10 July 2021

Comrade Aeon’s Field Guide to Bangkok

Journalist Emma Larkin’s first novel, Comrade Aeon’s Field Guide to Bangkok, was published in May. (Born in Thailand, Larkin uses a pen name to avoid scrutiny from the authorities while she reports from Myanmar.) The eponymous Aeon is a former Communist insurgent, who fled to the jungle following the 6th October 1976 massacre.

Aeon has since returned to Bangkok, though he (like the city) remains haunted by state violence against civilian protesters. Working as a history teacher, he sees first-hand how 6th October has been whitewashed from the national curriculum—a point made by Vasan Sitthiket in his video Delete Our History, Now! (อำนาจ/การลบทิ้ง)—and searches for what little evidence remains, “the seldom-seen photographs of semi-conscious students burned on funeral pyres made of tyres, and dead bodies hung from the tamarind trees on the parade ground.”

The novel is set in 2009, when red-shirt protesters instigated violence during the Songkran holiday. As one character says, “Did you hear they attacked the Prime Minister’s car?”—Abhisit Vejjajiva’s motorcade was mobbed, an incident recreated in Wisit Sasanatieng’s film The Red Eagle (อินทรีแดง). The red-shirt protests culminated in another state crackdown, in 2010, though the novel focuses on the aftermath of the 1992 ‘Black May’ massacre.

In the days following ‘Black May’, there were credible rumours of military vehicles disposing of hundreds of bodies, who were omitted from the official tally of victims. Larkin recounts the “talk of an army truck driving into a bone mill on the outskirts of Bangkok late one night, the cargo heaped under its tarpaulin conspicuously absent when it drove out again, and reports of military helicopters flying east from the city towards the border with Burma, dropping bodies into the impenetrable jungle below.”

The story’s starting point is a fictional incident that seems to confirm these rumours: bodies found in a sunken shipping container and buried in wasteland. The novel presents these grisly discoveries as proof of “an operation to deal with the ‘excess collateral damage’ resulting from the crackdown on protesters at Sanam Luang”, though a government spokesman dismisses the matter out of hand: “Gazing wearily at the nation, he appeared to ad lib as he took off his spectacles and said in a more casual, almost avuncular tone, ‘So, it’s best that you all go about your business now and forget this incident.’”

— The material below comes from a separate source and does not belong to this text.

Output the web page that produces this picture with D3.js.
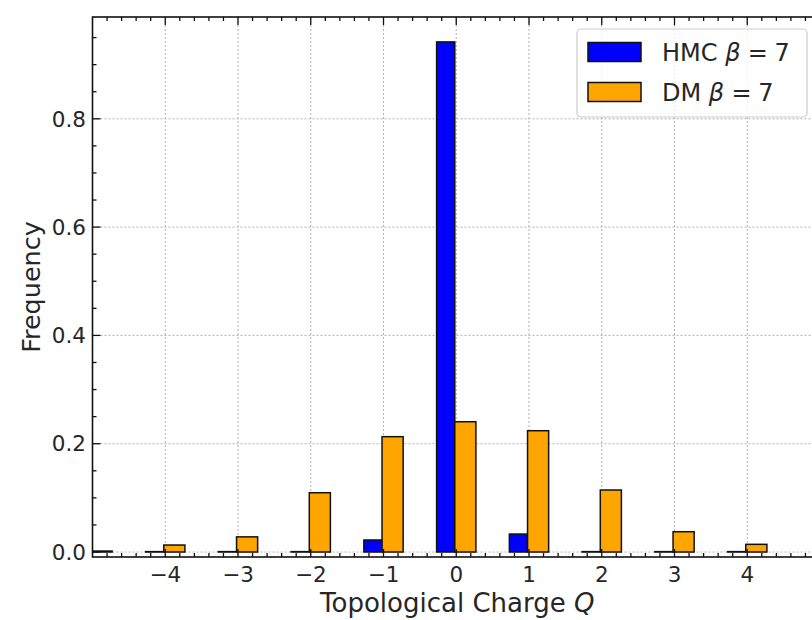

Larkin was inspired by two works of political history: William A. Callahan’s Imagining Democracy (now scarce, but the best account of ‘Black May’ in English) and Thongchai Winnichakul’s Moments of Silence. (Aeon “tracked down some of the leaders of the right-wing gangs that had massed in Sanam Luang”, in an echo of the Silence of the Wolf chapter in Thongchai’s book.) Comrade Aeon’s Field Guide to Bangkok is one of several recent novels set in times of Thai political conflict, including Sunisa Manning’s A Good True Thai, Duanwad Pimwana’s ในฝันอันเหลือจะกล่าว (‘indescribable fiction’), Uthis Haemamool’s Silhouette of Desire (ร่างของปรารถนา), and Jakkapan Kangwan’s Altai Villa (อัลไตวิลล่า).